Wild hogs in Mississippi are reservoirs of disease
Published 2:06 am Sunday, May 14, 2017
BRIAN BROOM
AP Exchange
JACKSON — Most everyone who has encountered wild hogs knows the non-native species is a problem. Feral swine destroy crops, root up food plots and out-compete deer and other native wildlife species for food. But pigs present another danger — leptospirosis.
“Leptospirosis is a bacterial infection,” said William McKinley, Mississippi Department of Wildlife, Fisheries, and Parks wildlife biologist. “It’s common in the environment.
“Multiple animals can get it including deer and humans. Wild hogs are a reservoir for it, meaning they are walking around shedding it everywhere. It is primarily passed through urine.”
Not only are wild hogs shedding the disease, they seem to be doing a lot of it. MDWFP nuisance animal biologist Anthony Ballard said research done by the US Department of Agriculture indicates 61 percent of the wild hogs in Mississippi have been infected with the disease at some point in their lives.
And when the bacteria are shed, it lingers. According to the Centers for Disease Control and Prevention, leptospira can live outside a host for a matter of weeks or months, depending on conditions. If a water source is infected, it becomes more of a risk.
“We see outbreaks of it during flooding events,” Ballard said. “Anything that drinks that water, including humans, has the ability to contract that disease.
“It is definitely a concern. Wild hogs are such a reservoir for so many diseases. Hogs are hosts to about 30 types of bacterial and virulent diseases and 37 parasites. They can contract things and live with it that will kill other animals.
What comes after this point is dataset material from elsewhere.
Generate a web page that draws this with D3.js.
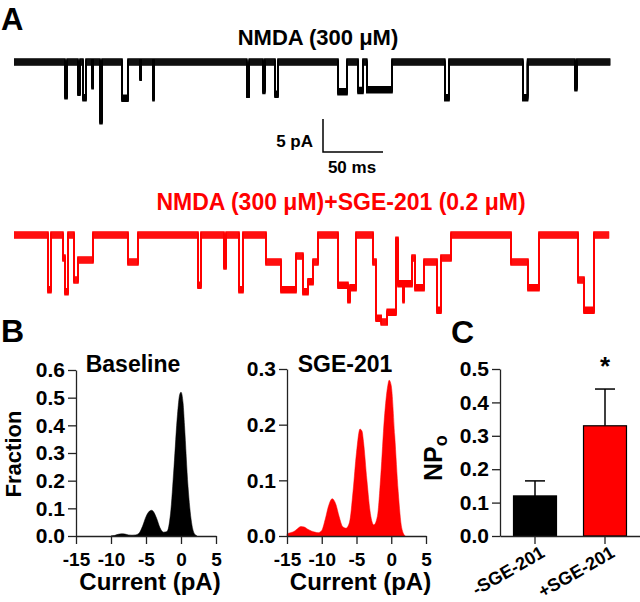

They can carry on, do their thing and basically be unaffected.”
In deer, particularly young and unborn deer, that’s not the case.
“It can cause abortions and kill young deer,” McKinley said. “Young deer are most likely to be killed by it.
“Older deer can carry it. The older deer may not show symptoms.”
Hogs are in every county in Mississippi now with more in some areas than others. In the southwestern part of the state, hunters cried loudly recently the deer herd is in decline. It’s also an area with a large population of wild pigs. So, with feral swine carrying the disease and hunters reporting fewer deer, could there be a correlation?
“The reports we are getting are reports of extremely high density in southwest Mississippi,” McKinley said. “I’ve had several people report killing a pig for every two to three acres. Some of these properties, 1,000-acre properties, report killing 300 to 500 a year.”
Another suspicious example is Sunflower Wildlife Management Area which also supports a significant population of wild pigs. In a 2016 interview, MDWFP biologist Jackie Fleeman said fawn recruitment is an issue and included disease as one of the possible contributing factors.
“There’s just not the deer out there that there should be,” Fleeman said. “The forest habitat is great.
“There is food out there for the deer. They should be fat and happy. We’ve done health checks and does are being bred. Between there and 1 year old, something’s happening. To me, the main problem is after they (fawns) are dropping, something is killing them.”
Although it’s possible that the levels of leptospirosis in Mississippi wild hogs could be negatively impacting deer density in some areas, there is no smoking gun. For now, it’s a suspicion and McKinley said he hopes to further investigate the significance of diseases being transmitted from wild hogs to deer.
“It is in the environment, but it was at very low rates,” McKinley said. “I can’t say it’s at higher rates. It is suspected it’s at higher rates because of the high rates in hogs.”